First you suggest "Furthermore, many of those Orthodox intellectuals who might be able to present Torah respectably either 'go native' once they mix with the hoi palloi or lack the Talmudic credentials to responsibly fill that role"

Then you suggest "This will require moving back into secular communities or teaching there."

So what's the proper balance? How many Maoist Orthodox General Elazar Stern's can Modern Orthodoxy afford to produce in order to get to the correct balance of teaching yet maintaining? How many Elyakim Rubensteins who "go native" can we afford? What's the balance?

You are adopting Rav Aron Lichtenstein's "sacrifice a few souls" paradigm. (He applies to the general study of mada - you apply it to integrating into secular Israeli society).

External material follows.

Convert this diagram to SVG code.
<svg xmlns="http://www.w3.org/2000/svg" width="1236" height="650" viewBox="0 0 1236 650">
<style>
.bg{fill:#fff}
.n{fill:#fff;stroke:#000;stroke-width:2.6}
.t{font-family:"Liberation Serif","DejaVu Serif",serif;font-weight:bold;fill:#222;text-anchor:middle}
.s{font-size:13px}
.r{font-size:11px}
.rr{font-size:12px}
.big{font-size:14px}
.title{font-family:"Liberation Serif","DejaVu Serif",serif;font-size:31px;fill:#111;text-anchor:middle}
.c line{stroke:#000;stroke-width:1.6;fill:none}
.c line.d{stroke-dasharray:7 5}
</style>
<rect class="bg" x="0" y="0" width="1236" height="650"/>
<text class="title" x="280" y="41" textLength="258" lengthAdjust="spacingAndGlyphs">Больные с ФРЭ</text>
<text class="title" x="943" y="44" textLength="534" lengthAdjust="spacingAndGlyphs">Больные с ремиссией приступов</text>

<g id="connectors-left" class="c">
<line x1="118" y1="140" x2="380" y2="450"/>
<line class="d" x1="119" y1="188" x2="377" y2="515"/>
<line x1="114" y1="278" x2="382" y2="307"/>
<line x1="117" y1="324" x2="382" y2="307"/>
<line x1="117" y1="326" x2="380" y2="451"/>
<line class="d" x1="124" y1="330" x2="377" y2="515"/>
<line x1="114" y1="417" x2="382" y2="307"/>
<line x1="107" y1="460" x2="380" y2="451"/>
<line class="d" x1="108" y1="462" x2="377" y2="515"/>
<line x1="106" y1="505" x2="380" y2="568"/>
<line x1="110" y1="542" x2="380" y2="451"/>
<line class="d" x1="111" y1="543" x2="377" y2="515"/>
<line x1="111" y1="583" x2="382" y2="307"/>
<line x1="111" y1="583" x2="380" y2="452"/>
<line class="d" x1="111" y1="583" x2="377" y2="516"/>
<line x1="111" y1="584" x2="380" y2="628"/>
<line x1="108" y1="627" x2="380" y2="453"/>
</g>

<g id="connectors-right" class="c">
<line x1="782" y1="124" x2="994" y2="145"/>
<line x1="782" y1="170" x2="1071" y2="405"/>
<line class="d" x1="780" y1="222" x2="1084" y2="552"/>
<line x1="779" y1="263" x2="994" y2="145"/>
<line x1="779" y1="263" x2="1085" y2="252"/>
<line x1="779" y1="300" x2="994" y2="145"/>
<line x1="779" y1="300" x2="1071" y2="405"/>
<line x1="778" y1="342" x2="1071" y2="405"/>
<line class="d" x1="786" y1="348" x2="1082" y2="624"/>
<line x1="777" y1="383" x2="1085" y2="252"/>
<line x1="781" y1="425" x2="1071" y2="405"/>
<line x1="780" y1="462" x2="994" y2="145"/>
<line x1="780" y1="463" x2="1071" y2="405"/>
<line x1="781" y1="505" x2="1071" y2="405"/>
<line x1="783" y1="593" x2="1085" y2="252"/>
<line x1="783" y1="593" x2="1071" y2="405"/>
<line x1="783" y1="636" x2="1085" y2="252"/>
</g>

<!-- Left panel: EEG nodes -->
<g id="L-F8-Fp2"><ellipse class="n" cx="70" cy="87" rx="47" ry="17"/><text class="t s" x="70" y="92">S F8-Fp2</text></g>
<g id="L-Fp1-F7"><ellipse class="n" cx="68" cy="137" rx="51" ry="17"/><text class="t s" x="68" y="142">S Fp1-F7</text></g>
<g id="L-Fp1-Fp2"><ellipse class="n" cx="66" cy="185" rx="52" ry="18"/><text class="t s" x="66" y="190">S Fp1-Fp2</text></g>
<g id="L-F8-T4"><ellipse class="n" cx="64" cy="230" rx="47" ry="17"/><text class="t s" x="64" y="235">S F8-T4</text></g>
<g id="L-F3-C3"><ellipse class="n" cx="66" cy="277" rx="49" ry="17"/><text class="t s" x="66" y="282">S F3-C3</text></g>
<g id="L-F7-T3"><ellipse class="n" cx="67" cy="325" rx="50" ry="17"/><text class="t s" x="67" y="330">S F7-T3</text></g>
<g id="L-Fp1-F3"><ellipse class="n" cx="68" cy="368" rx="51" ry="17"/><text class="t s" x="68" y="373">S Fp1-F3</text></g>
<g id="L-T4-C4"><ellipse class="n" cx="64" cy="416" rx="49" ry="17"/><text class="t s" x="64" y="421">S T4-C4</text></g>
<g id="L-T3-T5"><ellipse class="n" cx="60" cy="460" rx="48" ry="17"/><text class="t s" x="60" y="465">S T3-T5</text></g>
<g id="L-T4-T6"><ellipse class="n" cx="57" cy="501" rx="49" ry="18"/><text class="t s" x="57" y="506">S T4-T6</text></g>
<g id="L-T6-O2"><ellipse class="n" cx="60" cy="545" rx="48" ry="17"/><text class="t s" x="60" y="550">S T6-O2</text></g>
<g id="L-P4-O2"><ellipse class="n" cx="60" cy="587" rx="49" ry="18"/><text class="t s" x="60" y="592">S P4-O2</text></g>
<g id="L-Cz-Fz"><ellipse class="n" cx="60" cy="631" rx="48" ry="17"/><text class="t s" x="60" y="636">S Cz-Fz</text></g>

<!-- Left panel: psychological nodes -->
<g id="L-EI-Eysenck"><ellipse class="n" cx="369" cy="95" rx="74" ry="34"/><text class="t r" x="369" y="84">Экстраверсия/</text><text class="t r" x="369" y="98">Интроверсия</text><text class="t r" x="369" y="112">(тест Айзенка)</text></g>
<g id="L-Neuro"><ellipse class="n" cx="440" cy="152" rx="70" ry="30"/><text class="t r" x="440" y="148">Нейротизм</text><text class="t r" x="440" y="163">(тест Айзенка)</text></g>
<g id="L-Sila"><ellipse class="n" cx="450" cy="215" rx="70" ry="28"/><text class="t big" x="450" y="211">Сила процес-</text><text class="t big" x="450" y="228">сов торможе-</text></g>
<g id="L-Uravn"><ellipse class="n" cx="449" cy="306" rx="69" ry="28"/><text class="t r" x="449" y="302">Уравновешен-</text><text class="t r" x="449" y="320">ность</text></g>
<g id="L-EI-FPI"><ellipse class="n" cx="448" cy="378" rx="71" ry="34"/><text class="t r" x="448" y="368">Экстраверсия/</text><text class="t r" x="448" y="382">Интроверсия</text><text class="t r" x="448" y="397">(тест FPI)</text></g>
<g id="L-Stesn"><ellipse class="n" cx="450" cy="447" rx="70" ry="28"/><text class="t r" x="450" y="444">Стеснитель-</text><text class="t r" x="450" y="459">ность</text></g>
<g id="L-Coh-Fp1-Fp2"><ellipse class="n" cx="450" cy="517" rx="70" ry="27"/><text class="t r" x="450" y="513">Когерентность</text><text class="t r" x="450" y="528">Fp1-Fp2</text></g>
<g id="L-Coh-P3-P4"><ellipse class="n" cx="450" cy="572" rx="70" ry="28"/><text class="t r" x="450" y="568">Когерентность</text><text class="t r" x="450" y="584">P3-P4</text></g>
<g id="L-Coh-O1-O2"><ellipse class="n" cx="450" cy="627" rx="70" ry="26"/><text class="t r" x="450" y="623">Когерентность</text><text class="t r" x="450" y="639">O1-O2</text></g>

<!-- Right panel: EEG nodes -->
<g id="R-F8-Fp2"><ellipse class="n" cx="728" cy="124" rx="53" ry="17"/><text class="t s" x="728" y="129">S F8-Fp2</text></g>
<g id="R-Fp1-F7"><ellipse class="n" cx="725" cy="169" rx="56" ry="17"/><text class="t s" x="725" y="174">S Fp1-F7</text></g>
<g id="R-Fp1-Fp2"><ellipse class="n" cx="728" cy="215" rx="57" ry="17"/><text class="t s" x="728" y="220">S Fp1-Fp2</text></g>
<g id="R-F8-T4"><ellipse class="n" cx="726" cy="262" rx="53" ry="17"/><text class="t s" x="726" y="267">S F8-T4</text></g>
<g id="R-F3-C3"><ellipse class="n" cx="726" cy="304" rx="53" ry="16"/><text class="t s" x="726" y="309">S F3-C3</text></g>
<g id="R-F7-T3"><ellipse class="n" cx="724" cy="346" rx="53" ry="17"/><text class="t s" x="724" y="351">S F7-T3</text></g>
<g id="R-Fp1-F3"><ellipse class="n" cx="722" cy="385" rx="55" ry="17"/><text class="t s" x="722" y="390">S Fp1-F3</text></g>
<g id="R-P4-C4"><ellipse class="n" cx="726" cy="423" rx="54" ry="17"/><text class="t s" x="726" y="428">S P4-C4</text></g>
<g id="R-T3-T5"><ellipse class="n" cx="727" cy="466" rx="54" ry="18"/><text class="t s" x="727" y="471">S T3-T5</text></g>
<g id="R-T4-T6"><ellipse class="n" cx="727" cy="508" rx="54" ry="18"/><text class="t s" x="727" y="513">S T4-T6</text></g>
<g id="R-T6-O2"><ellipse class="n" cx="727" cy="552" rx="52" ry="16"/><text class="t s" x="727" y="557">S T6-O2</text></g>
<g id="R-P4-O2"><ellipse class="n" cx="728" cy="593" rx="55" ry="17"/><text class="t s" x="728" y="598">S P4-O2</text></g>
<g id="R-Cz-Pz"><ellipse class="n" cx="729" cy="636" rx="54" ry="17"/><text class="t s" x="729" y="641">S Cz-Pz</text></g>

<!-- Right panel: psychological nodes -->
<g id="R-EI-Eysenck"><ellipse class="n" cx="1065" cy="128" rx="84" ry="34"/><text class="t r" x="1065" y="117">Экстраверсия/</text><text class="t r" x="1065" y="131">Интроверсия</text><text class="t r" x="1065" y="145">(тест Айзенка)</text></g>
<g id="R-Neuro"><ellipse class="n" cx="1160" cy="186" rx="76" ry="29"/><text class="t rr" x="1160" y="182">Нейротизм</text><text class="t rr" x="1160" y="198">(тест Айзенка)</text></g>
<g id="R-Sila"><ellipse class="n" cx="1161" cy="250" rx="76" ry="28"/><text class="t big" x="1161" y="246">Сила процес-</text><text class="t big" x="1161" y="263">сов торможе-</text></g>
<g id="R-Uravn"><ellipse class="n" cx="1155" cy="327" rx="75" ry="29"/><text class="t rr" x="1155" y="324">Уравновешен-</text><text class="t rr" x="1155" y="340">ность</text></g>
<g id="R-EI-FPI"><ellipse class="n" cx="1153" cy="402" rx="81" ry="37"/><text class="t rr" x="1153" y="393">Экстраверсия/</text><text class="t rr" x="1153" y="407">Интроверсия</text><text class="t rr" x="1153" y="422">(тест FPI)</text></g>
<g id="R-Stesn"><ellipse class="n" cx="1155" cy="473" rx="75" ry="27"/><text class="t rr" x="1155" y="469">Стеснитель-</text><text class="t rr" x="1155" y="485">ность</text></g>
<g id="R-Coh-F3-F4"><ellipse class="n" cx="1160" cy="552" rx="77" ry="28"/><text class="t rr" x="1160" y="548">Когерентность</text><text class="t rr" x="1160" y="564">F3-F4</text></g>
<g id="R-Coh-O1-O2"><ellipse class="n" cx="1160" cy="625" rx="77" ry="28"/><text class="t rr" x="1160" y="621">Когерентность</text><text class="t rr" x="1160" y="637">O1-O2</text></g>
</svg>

Aside from the pernicious influences of modern culture (which while not absent, is still less prevalent in the Modern Orthodox settlements than in the city), we have to worry about the corrupting influence of Bolshevism as well. Israeli culture is fully capable of producing a religious, modern orthodox Bolshevik par excellance - a la Yonatan Bassi or Gen. Elazar Stern. Do we really want this?

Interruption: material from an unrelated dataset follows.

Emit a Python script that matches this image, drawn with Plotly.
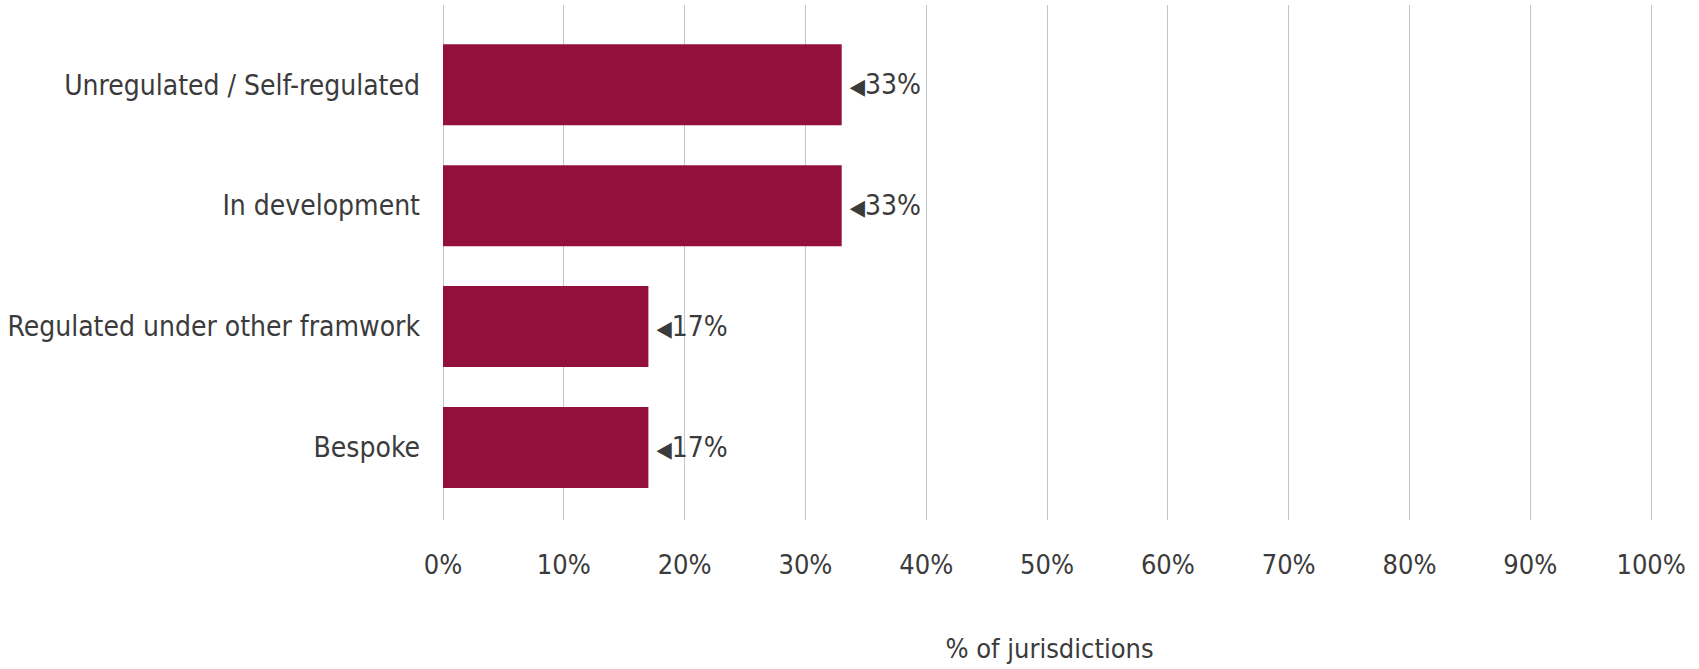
import plotly.graph_objects as go

# Regulatory status of jurisdictions (share of jurisdictions, %)
categories = [
    "Unregulated / Self-regulated",
    "In development",
    "Regulated under other framwork",
    "Bespoke",
]
shares = [33, 33, 17, 17]
tick_values = [0, 10, 20, 30, 40, 50, 60, 70, 80, 90, 100]
tick_labels = [f"{v}%" for v in tick_values]

BAR_COLOR = "#93103c"
TEXT_COLOR = "#3b3b3b"
GRID_COLOR = "#c4c4c4"
FONT = "Liberation Sans Narrow, DejaVu Sans Condensed, Roboto Condensed, Liberation Sans, sans-serif"

fig = go.Figure(
    go.Bar(
        x=shares,
        y=categories,
        orientation="h",
        width=0.67,
        marker=dict(color=BAR_COLOR, line=dict(width=0)),
        text=[f"\u2009<span style='font-size:22px'>◀</span>{v}%" for v in shares],
        textposition="outside",
        cliponaxis=False,
        textfont=dict(family=FONT, size=28, color=TEXT_COLOR),
        hoverinfo="skip",
    )
)

fig.update_layout(
    width=1699,
    height=669,
    margin=dict(l=443, r=43, t=5, b=149),
    paper_bgcolor="white",
    plot_bgcolor="white",
    showlegend=False,
    font=dict(family=FONT, color=TEXT_COLOR, size=28),
    xaxis=dict(
        range=[0, 100.4],
        tickvals=tick_values,
        ticktext=tick_labels,
        showgrid=True,
        gridcolor=GRID_COLOR,
        gridwidth=1,
        zeroline=True,
        zerolinecolor=GRID_COLOR,
        zerolinewidth=1,
        showline=False,
        ticks="",
        ticklabelstandoff=26,
        tickfont=dict(family=FONT, size=27, color=TEXT_COLOR),
        title=dict(
            text="% of jurisdictions",
            font=dict(family=FONT, size=27, color=TEXT_COLOR),
            standoff=60,
        ),
        automargin=False,
    ),
    yaxis=dict(
        type="category",
        categoryorder="array",
        categoryarray=categories,
        range=[3.6, -0.66],
        showgrid=False,
        zeroline=False,
        showline=False,
        ticks="",
        ticklabelstandoff=22,
        tickfont=dict(family=FONT, size=28, color=TEXT_COLOR),
        automargin=False,
    ),
    bargap=0.33,
)

fig.write_html("out.html")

Personally, I'd rather my children not keep Shabbat but have respect for their tradition and respect for their fellow Jews and love their land, rather than be Stalinist Modern Orthodox Jews like Bassi or Stern..........

IMHO, Chardalim can be successful in returning to the secular "inner city" - they already do so with Keren Moreshet. However, modern orthodoxy is not equipped to deal with this. Our children will either become secular or become Yonatan Bassi's and Elazar Stern's - self-centered Stalinist tools of the ruling elite.

Oysvurf said...

I linked to your blog

http://oysvurf.blogspot.com/

settler@zion.org said...

I would add Menachem Landau - former head of the Jewish Section of the Shin Bet - to the list of Modern Orthodx personae from my previous post..........

Avraham said...

maybe we have to reavaluate what torah oriented zionism is?.
Maybe the non zionists are partially correct.
Either way this post zionist period is undermining E.Y.and Jews everywhere.